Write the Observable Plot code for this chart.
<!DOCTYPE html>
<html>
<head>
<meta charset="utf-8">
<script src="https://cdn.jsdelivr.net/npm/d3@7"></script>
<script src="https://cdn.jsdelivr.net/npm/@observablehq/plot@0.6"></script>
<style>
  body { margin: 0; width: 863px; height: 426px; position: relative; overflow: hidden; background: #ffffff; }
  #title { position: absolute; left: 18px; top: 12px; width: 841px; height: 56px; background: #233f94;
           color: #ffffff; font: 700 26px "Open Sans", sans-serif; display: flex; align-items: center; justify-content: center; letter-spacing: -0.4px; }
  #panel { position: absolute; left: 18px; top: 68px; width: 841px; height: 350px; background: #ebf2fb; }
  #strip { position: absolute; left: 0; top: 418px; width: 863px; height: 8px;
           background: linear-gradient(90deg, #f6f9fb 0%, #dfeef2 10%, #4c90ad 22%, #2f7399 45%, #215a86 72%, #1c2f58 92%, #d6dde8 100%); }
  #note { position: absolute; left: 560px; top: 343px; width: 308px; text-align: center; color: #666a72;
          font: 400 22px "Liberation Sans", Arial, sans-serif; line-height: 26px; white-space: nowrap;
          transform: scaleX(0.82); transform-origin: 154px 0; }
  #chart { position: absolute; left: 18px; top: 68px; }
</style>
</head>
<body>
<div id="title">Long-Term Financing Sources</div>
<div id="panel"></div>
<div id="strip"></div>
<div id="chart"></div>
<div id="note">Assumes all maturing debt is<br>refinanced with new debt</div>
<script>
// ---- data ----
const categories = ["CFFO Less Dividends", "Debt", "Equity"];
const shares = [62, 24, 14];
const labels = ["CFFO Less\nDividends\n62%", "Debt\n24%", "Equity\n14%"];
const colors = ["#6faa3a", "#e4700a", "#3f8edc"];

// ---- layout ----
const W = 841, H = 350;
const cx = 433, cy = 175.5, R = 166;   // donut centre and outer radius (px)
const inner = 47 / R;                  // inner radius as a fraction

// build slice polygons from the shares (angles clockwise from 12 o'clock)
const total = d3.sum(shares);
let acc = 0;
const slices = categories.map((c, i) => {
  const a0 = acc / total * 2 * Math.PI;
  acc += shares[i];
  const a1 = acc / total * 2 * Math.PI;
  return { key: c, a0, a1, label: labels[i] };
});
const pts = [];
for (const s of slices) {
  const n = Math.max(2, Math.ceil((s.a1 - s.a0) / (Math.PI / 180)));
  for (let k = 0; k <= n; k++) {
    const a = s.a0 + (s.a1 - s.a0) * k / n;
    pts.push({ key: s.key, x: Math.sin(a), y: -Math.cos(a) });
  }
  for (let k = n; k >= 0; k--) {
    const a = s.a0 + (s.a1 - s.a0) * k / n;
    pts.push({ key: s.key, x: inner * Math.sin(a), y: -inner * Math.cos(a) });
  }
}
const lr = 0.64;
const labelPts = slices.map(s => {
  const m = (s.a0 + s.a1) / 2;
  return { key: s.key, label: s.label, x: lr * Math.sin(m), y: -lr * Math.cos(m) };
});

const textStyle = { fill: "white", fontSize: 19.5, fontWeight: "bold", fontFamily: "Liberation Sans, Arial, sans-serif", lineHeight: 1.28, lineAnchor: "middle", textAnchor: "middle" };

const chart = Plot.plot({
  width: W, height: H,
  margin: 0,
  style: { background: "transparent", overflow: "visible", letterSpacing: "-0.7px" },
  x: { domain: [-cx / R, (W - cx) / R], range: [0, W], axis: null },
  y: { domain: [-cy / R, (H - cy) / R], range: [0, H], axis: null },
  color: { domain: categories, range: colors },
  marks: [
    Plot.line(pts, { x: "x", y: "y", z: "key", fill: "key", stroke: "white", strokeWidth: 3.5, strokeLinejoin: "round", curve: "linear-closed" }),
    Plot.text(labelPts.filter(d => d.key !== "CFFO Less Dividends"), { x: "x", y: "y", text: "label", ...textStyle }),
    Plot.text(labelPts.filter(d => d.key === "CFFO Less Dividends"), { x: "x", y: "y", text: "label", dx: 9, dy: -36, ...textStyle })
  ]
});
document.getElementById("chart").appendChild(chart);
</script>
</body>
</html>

* * *

** Job **
Using the data above, repeat every line exactly.

** Exercise result **
Write the Observable Plot code for this chart.
<!DOCTYPE html>
<html>
<head>
<meta charset="utf-8">
<script src="https://cdn.jsdelivr.net/npm/d3@7"></script>
<script src="https://cdn.jsdelivr.net/npm/@observablehq/plot@0.6"></script>
<style>
  body { margin: 0; width: 863px; height: 426px; position: relative; overflow: hidden; background: #ffffff; }
  #title { position: absolute; left: 18px; top: 12px; width: 841px; height: 56px; background: #233f94;
           color: #ffffff; font: 700 26px "Open Sans", sans-serif; display: flex; align-items: center; justify-content: center; letter-spacing: -0.4px; }
  #panel { position: absolute; left: 18px; top: 68px; width: 841px; height: 350px; background: #ebf2fb; }
  #strip { position: absolute; left: 0; top: 418px; width: 863px; height: 8px;
           background: linear-gradient(90deg, #f6f9fb 0%, #dfeef2 10%, #4c90ad 22%, #2f7399 45%, #215a86 72%, #1c2f58 92%, #d6dde8 100%); }
  #note { position: absolute; left: 560px; top: 343px; width: 308px; text-align: center; color: #666a72;
          font: 400 22px "Liberation Sans", Arial, sans-serif; line-height: 26px; white-space: nowrap;
          transform: scaleX(0.82); transform-origin: 154px 0; }
  #chart { position: absolute; left: 18px; top: 68px; }
</style>
</head>
<body>
<div id="title">Long-Term Financing Sources</div>
<div id="panel"></div>
<div id="strip"></div>
<div id="chart"></div>
<div id="note">Assumes all maturing debt is<br>refinanced with new debt</div>
<script>
// ---- data ----
const categories = ["CFFO Less Dividends", "Debt", "Equity"];
const shares = [62, 24, 14];
const labels = ["CFFO Less\nDividends\n62%", "Debt\n24%", "Equity\n14%"];
const colors = ["#6faa3a", "#e4700a", "#3f8edc"];

// ---- layout ----
const W = 841, H = 350;
const cx = 433, cy = 175.5, R = 166;   // donut centre and outer radius (px)
const inner = 47 / R;                  // inner radius as a fraction

// build slice polygons from the shares (angles clockwise from 12 o'clock)
const total = d3.sum(shares);
let acc = 0;
const slices = categories.map((c, i) => {
  const a0 = acc / total * 2 * Math.PI;
  acc += shares[i];
  const a1 = acc / total * 2 * Math.PI;
  return { key: c, a0, a1, label: labels[i] };
});
const pts = [];
for (const s of slices) {
  const n = Math.max(2, Math.ceil((s.a1 - s.a0) / (Math.PI / 180)));
  for (let k = 0; k <= n; k++) {
    const a = s.a0 + (s.a1 - s.a0) * k / n;
    pts.push({ key: s.key, x: Math.sin(a), y: -Math.cos(a) });
  }
  for (let k = n; k >= 0; k--) {
    const a = s.a0 + (s.a1 - s.a0) * k / n;
    pts.push({ key: s.key, x: inner * Math.sin(a), y: -inner * Math.cos(a) });
  }
}
const lr = 0.64;
const labelPts = slices.map(s => {
  const m = (s.a0 + s.a1) / 2;
  return { key: s.key, label: s.label, x: lr * Math.sin(m), y: -lr * Math.cos(m) };
});

const textStyle = { fill: "white", fontSize: 19.5, fontWeight: "bold", fontFamily: "Liberation Sans, Arial, sans-serif", lineHeight: 1.28, lineAnchor: "middle", textAnchor: "middle" };

const chart = Plot.plot({
  width: W, height: H,
  margin: 0,
  style: { background: "transparent", overflow: "visible", letterSpacing: "-0.7px" },
  x: { domain: [-cx / R, (W - cx) / R], range: [0, W], axis: null },
  y: { domain: [-cy / R, (H - cy) / R], range: [0, H], axis: null },
  color: { domain: categories, range: colors },
  marks: [
    Plot.line(pts, { x: "x", y: "y", z: "key", fill: "key", stroke: "white", strokeWidth: 3.5, strokeLinejoin: "round", curve: "linear-closed" }),
    Plot.text(labelPts.filter(d => d.key !== "CFFO Less Dividends"), { x: "x", y: "y", text: "label", ...textStyle }),
    Plot.text(labelPts.filter(d => d.key === "CFFO Less Dividends"), { x: "x", y: "y", text: "label", dx: 9, dy: -36, ...textStyle })
  ]
});
document.getElementById("chart").appendChild(chart);
</script>
</body>
</html>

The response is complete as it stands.